Assim, ratifica-se o vício formal por vícios de competência e iniciativa legislativa, bem como pela violação ao pacto federativo, visto que o legislador federal tratou sobre a fase pré-processual do inquérito, de competência Estadual. De acordo com Cunha (2020), além desses vícios formais verificados, a Lei n. 13.964/2019 ignora princípios basilares como o da isonomia e do juiz natural. Isso, porque, não prever o juiz das garantias no âmbito dos Tribunais e inobserva a jurisdição uma e indivisível, considerando que há apenas um juiz natural criminal (estadual ou federal).

Sobre a segurança jurídica, Suxberger (2020) afirma que a falta de coerência redacional da legislação, assim como dos demais vícios que parecem falhar em inobservância à Constituição Federal do país implica em afronta à segurança jurídica. O autor ressalta ainda que a falta de uma discussão anterior à inovação legislativa traz consigo uma afronta à boa-fé dos destinatários da norma.

No que diz respeito ao vício material, destaca-se o aumento das despesas trazidos pela presença de um juiz das garantias sem qualquer previsão orçamentária. Cunha (2020) explica que, como 40% das varas estaduais no Brasil possuem apenas um magistrado encarregado da jurisdição, com o impedimento de um mesmo juiz atuar nas fases de inquérito e de instrução, despesas seriam necessárias para alocar outro juiz, que provavelmente viria outra comarca, gerando custos de deslocamento. Para que esse obstáculo seja mitigado, seria imprescindível o aumento do quadro de juízes e servidores, consequentemente, esbarra nas questões orçamentárias.

Diante do exposto, é possível verificar a inconstitucionalidade dos artigos 3º da Lei n. 13.964/2019, com a figura do juiz das garantias sendo suspensa por tempo indeterminado pelo STF em julgamento às ADI impostas, justificando-se pelos vícios formais e material. A instituição do juiz das garantias mostrou-se falha, em uma lei mal elaborada que mais prejudicaria ao sistema processual brasileiro do que contribuiria para fortalecer o sistema acusatório.


CONCLUSÃO


O Brasil, desde a promulgação da Constituição Federal de 1988, é oficialmente um Estado Democrático de Direito, que tem como principal função o atendimento dos direitos fundamentais de todos os seus cidadãos e a manutenção da paz social, devendo o processo penal ser basilado nessa premissa.

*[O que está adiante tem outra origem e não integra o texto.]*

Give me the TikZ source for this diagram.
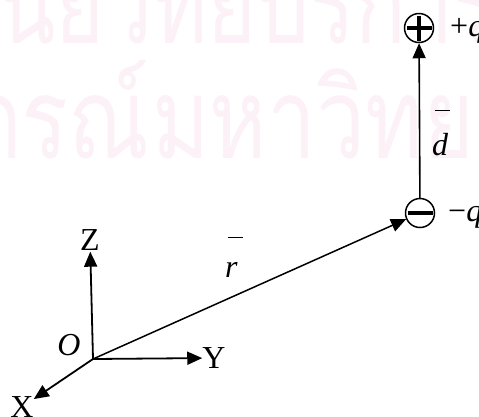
\documentclass[tikz,border=0pt]{standalone}
\usepackage{fontspec}
\setmainfont{Liberation Serif}
\newfontfamily\thaifont[Script=Thai]{Loma}
\usetikzlibrary{arrows.meta}
\definecolor{wmpink}{RGB}{252,241,246}
% letter with a bar above it
\newcommand{\ovbar}[2]{\setbox0\hbox{\itshape #2}\vbox{\hbox{\kern2.5pt\rule{15pt}{1.4pt}}\kern#1\box0}}

\begin{document}
\begin{tikzpicture}[
        x=1pt,y=-1pt,
        >={Triangle[length=15pt,width=13pt]},
        lbl/.style={inner sep=0pt,font=\fontsize{32}{34}\selectfont},
        charge/.style={circle,draw,line width=1.5pt,minimum size=29pt,inner sep=0pt},
        sign/.style={line width=3.4pt},
        axis/.style={->,line width=1.8pt},
        wm/.style={inner sep=0pt,text=wmpink,font=\thaifont\fontsize{112}{112}\selectfont}
    ]
        \useasboundingbox (0,0) rectangle (479,416);

        % watermark
        \node[wm,anchor=base east] (wma) at (105,43) {\scalebox{0.75}[1]{ศูนย์}};
        \node[wm,anchor=base west] (wmb) at (105,43) {\scalebox{0.75}[1]{วิทยบริการ}};
        \node[wm,anchor=base east] (wmc) at (150,158) {\scalebox{0.78}[1]{จุฬาลงกรณ์}};
        \node[wm,anchor=base west] (wmd) at (152,158) {\scalebox{0.78}[1]{มหาวิทยาลัย}};

        % axes
        \coordinate (o) at (93,359);
        \node[lbl,inner sep=1pt] (z) at (90,240) {Z};
        \node[lbl] (y) at (214,358) {Y};
        \node[lbl] (x) at (22,407) {X};
        \node[lbl] (olbl) at (69,345) {\itshape O};

        \draw[axis] (o) -- (z);
        \draw[axis] (o) -- (y);
        \draw[axis] (o) -- (x);

        % charges
        \node[charge] (neg) at (420,213) {};
        \node[charge] (pos) at (419,28) {};
        \draw[sign] ([xshift=-12.5pt]pos.center) -- ([xshift=12.5pt]pos.center);
        \draw[sign] ([yshift=-12.5pt]pos.center) -- ([yshift=12.5pt]pos.center);
        \draw[sign] ([xshift=-12.5pt]neg.center) -- ([xshift=12.5pt]neg.center);

        \draw[->,line width=1.5pt] (o) -- (neg);
        \draw[->,line width=1.6pt] (neg) -- (pos);

        \node[lbl,anchor=base west] (rlbl) at (225,277) {\ovbar{5pt}{r}};
        \node[lbl,anchor=base west] (dlbl) at (432,155) {\ovbar{10pt}{d}};
        \node[lbl,anchor=base west] (qpos) at (450,36) {+\textit{q}};
        \node[lbl,anchor=base west] (qneg) at (448,221) {−\textit{q}};
    \end{tikzpicture}
\end{document}
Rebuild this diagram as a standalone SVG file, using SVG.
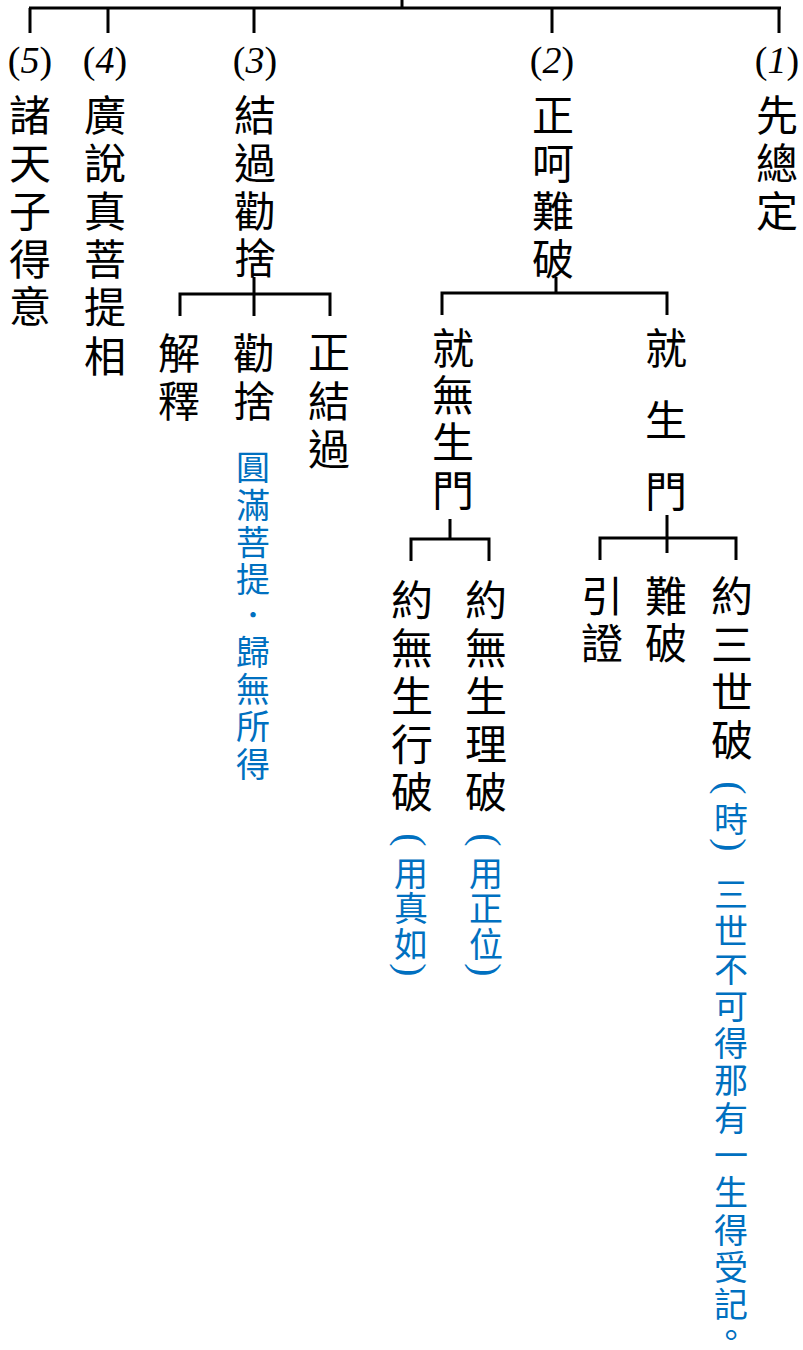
<svg xmlns="http://www.w3.org/2000/svg" width="803" height="1350" viewBox="0 0 803 1350">
<style>
.k{font-family:"Noto Sans CJK TC","Noto Sans CJK SC",sans-serif;font-size:42px;fill:#000;text-anchor:middle;dominant-baseline:central}
.b{font-family:"Noto Sans CJK TC","Noto Sans CJK SC",sans-serif;font-size:34px;fill:#0070C0;text-anchor:middle;dominant-baseline:central}
.p{font-family:"Liberation Serif",serif;font-size:40px;fill:#0070C0;text-anchor:middle;dominant-baseline:central}
.n{font-family:"Liberation Serif",serif;font-size:38px;fill:#000;text-anchor:middle}
.n tspan.d{font-style:italic}
.c{fill:none;stroke:#000;stroke-width:3;stroke-linejoin:miter;stroke-linecap:butt}
</style>
<rect width="803" height="1350" fill="#fff"/>
<g id="connectors" class="c">
<path d="M402,0 V8 M29,8 H781 M30,8 V33 M108,8 V33 M254,8 V33 M552,8 V33 M779,8 V33"/>
<path d="M254,277 V316 M180,316 V294 H330 V316"/>
<path d="M556,277 V293 M442,315 V293 H667 V315"/>
<path d="M450,519 V539 M411,561 V539 H489 V561"/>
<path d="M667,515 V553 M600,560 V538 H736 V560"/>
</g>
<g id="n5">
<text class="n" x="30" y="73">(<tspan class="d">5</tspan>)</text>
<text class="k"><tspan x="30" y="112">諸</tspan><tspan x="30" y="160">天</tspan><tspan x="30" y="208">子</tspan><tspan x="30" y="256">得</tspan><tspan x="30" y="303">意</tspan></text>
</g>
<g id="n4">
<text class="n" x="105" y="73">(<tspan class="d">4</tspan>)</text>
<text class="k"><tspan x="105" y="112">廣</tspan><tspan x="105" y="160">說</tspan><tspan x="105" y="208">真</tspan><tspan x="105" y="256">菩</tspan><tspan x="105" y="304">提</tspan><tspan x="105" y="353">相</tspan></text>
</g>
<g id="n3">
<text class="n" x="255" y="73">(<tspan class="d">3</tspan>)</text>
<text class="k"><tspan x="255" y="112">結</tspan><tspan x="255" y="160">過</tspan><tspan x="255" y="208">勸</tspan><tspan x="255" y="255">捨</tspan></text>
</g>
<g id="n3a">
<text class="k"><tspan x="179" y="350">解</tspan><tspan x="179" y="398">釋</tspan></text>
</g>
<g id="n3b">
<text class="k"><tspan x="254" y="350">勸</tspan><tspan x="254" y="398">捨</tspan></text>
<text class="b"><tspan x="253" y="465">圓</tspan><tspan x="253" y="503">滿</tspan><tspan x="253" y="540">菩</tspan><tspan x="253" y="577">提</tspan><tspan x="253" y="613">．</tspan><tspan x="253" y="650">歸</tspan><tspan x="253" y="687">無</tspan><tspan x="253" y="724">所</tspan><tspan x="253" y="762">得</tspan></text>
</g>
<g id="n3c">
<text class="k"><tspan x="329" y="349">正</tspan><tspan x="329" y="398">結</tspan><tspan x="329" y="446">過</tspan></text>
</g>
<g id="n2">
<text class="n" x="552" y="73">(<tspan class="d">2</tspan>)</text>
<text class="k"><tspan x="553" y="112">正</tspan><tspan x="553" y="160">呵</tspan><tspan x="553" y="208">難</tspan><tspan x="553" y="256">破</tspan></text>
</g>
<g id="n1">
<text class="n" x="777" y="73">(<tspan class="d">1</tspan>)</text>
<text class="k"><tspan x="777" y="112">先</tspan><tspan x="777" y="160">總</tspan><tspan x="777" y="208">定</tspan></text>
</g>
<g id="n2a">
<text class="k"><tspan x="453" y="345">就</tspan><tspan x="453" y="392">無</tspan><tspan x="453" y="439">生</tspan><tspan x="453" y="487">門</tspan></text>
</g>
<g id="n2b">
<text class="k"><tspan x="666" y="345">就</tspan><tspan x="666" y="417">生</tspan><tspan x="666" y="488">門</tspan></text>
</g>
<g id="n2a1">
<text class="k"><tspan x="412" y="597">約</tspan><tspan x="412" y="645">無</tspan><tspan x="412" y="693">生</tspan><tspan x="412" y="741">行</tspan><tspan x="412" y="789">破</tspan></text>
<text class="p" transform="translate(411,840) rotate(90)">(</text>
<text class="b"><tspan x="411" y="871">用</tspan><tspan x="411" y="906">真</tspan><tspan x="411" y="942">如</tspan></text>
<text class="p" transform="translate(411,970) rotate(90)">)</text>
</g>
<g id="n2a2">
<text class="k"><tspan x="486" y="597">約</tspan><tspan x="486" y="645">無</tspan><tspan x="486" y="693">生</tspan><tspan x="486" y="741">理</tspan><tspan x="486" y="789">破</tspan></text>
<text class="p" transform="translate(486,840) rotate(90)">(</text>
<text class="b"><tspan x="486" y="871">用</tspan><tspan x="486" y="906">正</tspan><tspan x="486" y="942">位</tspan></text>
<text class="p" transform="translate(486,970) rotate(90)">)</text>
</g>
<g id="n2b1">
<text class="k"><tspan x="602" y="593">引</tspan><tspan x="602" y="640">證</tspan></text>
</g>
<g id="n2b2">
<text class="k"><tspan x="666" y="593">難</tspan><tspan x="666" y="640">破</tspan></text>
</g>
<g id="n2b3">
<text class="k"><tspan x="732" y="593">約</tspan><tspan x="732" y="641">三</tspan><tspan x="732" y="689">世</tspan><tspan x="732" y="737">破</tspan></text>
<text class="p" transform="translate(731,788) rotate(90)">(</text>
<text class="b"><tspan x="731" y="817">時</tspan></text>
<text class="p" transform="translate(731,845) rotate(90)">)</text>
<text class="b"><tspan x="731" y="892">三</tspan><tspan x="731" y="929">世</tspan><tspan x="731" y="967">不</tspan><tspan x="731" y="1004">可</tspan><tspan x="731" y="1041">得</tspan><tspan x="731" y="1078">那</tspan><tspan x="731" y="1116">有</tspan><tspan x="731" y="1153">一</tspan><tspan x="731" y="1190">生</tspan><tspan x="731" y="1228">得</tspan><tspan x="731" y="1265">受</tspan><tspan x="731" y="1302">記</tspan><tspan x="731" y="1333">。</tspan></text>
</g>
</svg>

A imparcialidade do juiz foi descrita como um princípio implícito do processo penal, podendo ser entendido como derivado do princípio do juiz natural e do direito individual ao contraditório e à ampla defesa. Foi constatado que a função persuasiva da prova considera os determinantes pessoais do juiz podendo influenciar na tomada de decisão, devendo haver uma ligação cognitiva com os fatos, limitando o processo de convencimento do julgador.

Se por um lado, tem-se a prova como um meio em que se busca a verdade para possibilitar uma decisão justa, por outro lado problematiza-se a noção da verdade no processo, sustentando a prova como um elemento que direciona ao convencimento do julgador em que se ressalta a função estratégica da atuação das partes para se tenha um resultado processual positivo. Nesse ponto lembra-se que a imparcialidade do juiz não se confunde com neutralidade.

O juiz das garantias foi analisado neste estudo considerando as polêmicas que giram em torno do assunto. Analisou-se sua constitucionalidade tomando como base as Ações Diretas de Inconstitucionalidade (ADI) enviadas ao Supremo Tribunal Federal (STF). Os resultados demonstraram que não há um questionamento sobre a constitucionalidade da figura do juiz das garantias em si, mas sim à letra de lei que, de forma mal elaborada, trouxe vícios formais e materiais que afrontam a Constituição Federal brasileira de 1988.

O juiz das garantias foi demonstrado como uma forma de fortalecer o sistema acusatório brasileiro, porém, esbarrou em vícios formais e materiais que tornaram sua implementação neste momento, os quais: violação da Constituição Federal de 1988 por vícios de competência e iniciativa legislativa; violação ao pacto federativo; violação aos princípios do juiz natural, da isonomia e da segurança jurídica; violação ao art. 169, §1º, da Constituição Federal de 1988, pelo necessário aumento de despesas, sem correspondente previsão orçamentária. Os vícios levaram à suspensão desse órgão jurisdicional por tempo indeterminado.